* Begin Data provided *

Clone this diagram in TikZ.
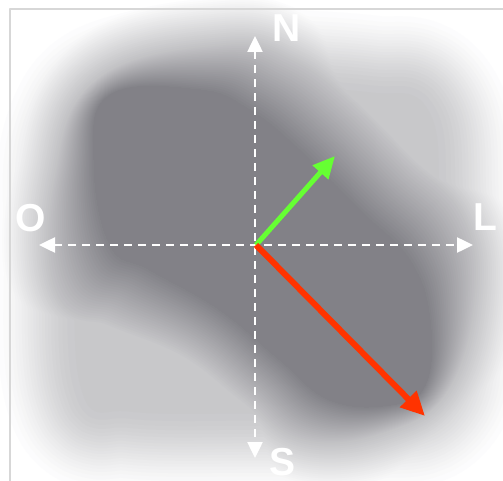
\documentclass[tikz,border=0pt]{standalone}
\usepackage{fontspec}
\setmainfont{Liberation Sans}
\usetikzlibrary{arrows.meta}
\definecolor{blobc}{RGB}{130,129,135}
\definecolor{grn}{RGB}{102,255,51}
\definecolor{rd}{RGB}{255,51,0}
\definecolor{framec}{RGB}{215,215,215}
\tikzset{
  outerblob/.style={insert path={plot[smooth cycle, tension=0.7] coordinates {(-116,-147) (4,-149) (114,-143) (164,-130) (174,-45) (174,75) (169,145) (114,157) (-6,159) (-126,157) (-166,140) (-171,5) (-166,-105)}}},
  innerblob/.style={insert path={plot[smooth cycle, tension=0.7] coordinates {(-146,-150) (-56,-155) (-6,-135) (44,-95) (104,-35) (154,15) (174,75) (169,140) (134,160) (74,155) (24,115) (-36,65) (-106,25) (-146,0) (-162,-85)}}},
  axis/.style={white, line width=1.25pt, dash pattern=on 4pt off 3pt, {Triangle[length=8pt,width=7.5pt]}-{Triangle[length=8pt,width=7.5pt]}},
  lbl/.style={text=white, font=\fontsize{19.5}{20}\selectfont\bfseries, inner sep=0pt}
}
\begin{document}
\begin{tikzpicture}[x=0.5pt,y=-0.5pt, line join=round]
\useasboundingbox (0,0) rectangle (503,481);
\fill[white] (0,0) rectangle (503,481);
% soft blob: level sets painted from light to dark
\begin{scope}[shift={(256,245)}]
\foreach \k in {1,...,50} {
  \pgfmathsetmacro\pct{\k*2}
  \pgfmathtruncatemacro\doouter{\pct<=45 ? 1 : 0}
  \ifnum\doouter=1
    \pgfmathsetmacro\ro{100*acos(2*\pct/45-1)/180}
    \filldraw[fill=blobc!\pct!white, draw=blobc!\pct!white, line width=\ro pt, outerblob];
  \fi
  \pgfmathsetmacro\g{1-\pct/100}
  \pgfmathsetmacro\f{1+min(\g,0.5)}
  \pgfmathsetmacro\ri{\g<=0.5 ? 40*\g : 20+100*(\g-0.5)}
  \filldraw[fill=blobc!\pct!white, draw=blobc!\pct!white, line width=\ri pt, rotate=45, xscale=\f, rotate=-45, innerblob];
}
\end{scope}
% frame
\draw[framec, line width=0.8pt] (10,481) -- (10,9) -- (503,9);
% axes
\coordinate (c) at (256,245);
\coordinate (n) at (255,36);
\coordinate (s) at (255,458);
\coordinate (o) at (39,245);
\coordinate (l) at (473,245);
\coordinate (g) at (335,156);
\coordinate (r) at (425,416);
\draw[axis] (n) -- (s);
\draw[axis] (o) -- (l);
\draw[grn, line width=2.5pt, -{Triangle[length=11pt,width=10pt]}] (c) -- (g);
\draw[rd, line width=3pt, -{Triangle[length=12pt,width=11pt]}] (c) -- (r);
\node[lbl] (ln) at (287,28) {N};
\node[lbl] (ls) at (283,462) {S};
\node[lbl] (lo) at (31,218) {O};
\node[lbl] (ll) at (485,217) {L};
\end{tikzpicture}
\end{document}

* End Data provided *

Directions:
Reproduce the full listing faithfully, but do not carry over any pictures.

Exercise result:
Clone this diagram in TikZ.
\documentclass[tikz,border=0pt]{standalone}
\usepackage{fontspec}
\setmainfont{Liberation Sans}
\usetikzlibrary{arrows.meta}
\definecolor{blobc}{RGB}{130,129,135}
\definecolor{grn}{RGB}{102,255,51}
\definecolor{rd}{RGB}{255,51,0}
\definecolor{framec}{RGB}{215,215,215}
\tikzset{
  outerblob/.style={insert path={plot[smooth cycle, tension=0.7] coordinates {(-116,-147) (4,-149) (114,-143) (164,-130) (174,-45) (174,75) (169,145) (114,157) (-6,159) (-126,157) (-166,140) (-171,5) (-166,-105)}}},
  innerblob/.style={insert path={plot[smooth cycle, tension=0.7] coordinates {(-146,-150) (-56,-155) (-6,-135) (44,-95) (104,-35) (154,15) (174,75) (169,140) (134,160) (74,155) (24,115) (-36,65) (-106,25) (-146,0) (-162,-85)}}},
  axis/.style={white, line width=1.25pt, dash pattern=on 4pt off 3pt, {Triangle[length=8pt,width=7.5pt]}-{Triangle[length=8pt,width=7.5pt]}},
  lbl/.style={text=white, font=\fontsize{19.5}{20}\selectfont\bfseries, inner sep=0pt}
}
\begin{document}
\begin{tikzpicture}[x=0.5pt,y=-0.5pt, line join=round]
\useasboundingbox (0,0) rectangle (503,481);
\fill[white] (0,0) rectangle (503,481);
% soft blob: level sets painted from light to dark
\begin{scope}[shift={(256,245)}]
\foreach \k in {1,...,50} {
  \pgfmathsetmacro\pct{\k*2}
  \pgfmathtruncatemacro\doouter{\pct<=45 ? 1 : 0}
  \ifnum\doouter=1
    \pgfmathsetmacro\ro{100*acos(2*\pct/45-1)/180}
    \filldraw[fill=blobc!\pct!white, draw=blobc!\pct!white, line width=\ro pt, outerblob];
  \fi
  \pgfmathsetmacro\g{1-\pct/100}
  \pgfmathsetmacro\f{1+min(\g,0.5)}
  \pgfmathsetmacro\ri{\g<=0.5 ? 40*\g : 20+100*(\g-0.5)}
  \filldraw[fill=blobc!\pct!white, draw=blobc!\pct!white, line width=\ri pt, rotate=45, xscale=\f, rotate=-45, innerblob];
}
\end{scope}
% frame
\draw[framec, line width=0.8pt] (10,481) -- (10,9) -- (503,9);
% axes
\coordinate (c) at (256,245);
\coordinate (n) at (255,36);
\coordinate (s) at (255,458);
\coordinate (o) at (39,245);
\coordinate (l) at (473,245);
\coordinate (g) at (335,156);
\coordinate (r) at (425,416);
\draw[axis] (n) -- (s);
\draw[axis] (o) -- (l);
\draw[grn, line width=2.5pt, -{Triangle[length=11pt,width=10pt]}] (c) -- (g);
\draw[rd, line width=3pt, -{Triangle[length=12pt,width=11pt]}] (c) -- (r);
\node[lbl] (ln) at (287,28) {N};
\node[lbl] (ls) at (283,462) {S};
\node[lbl] (lo) at (31,218) {O};
\node[lbl] (ll) at (485,217) {L};
\end{tikzpicture}
\end{document}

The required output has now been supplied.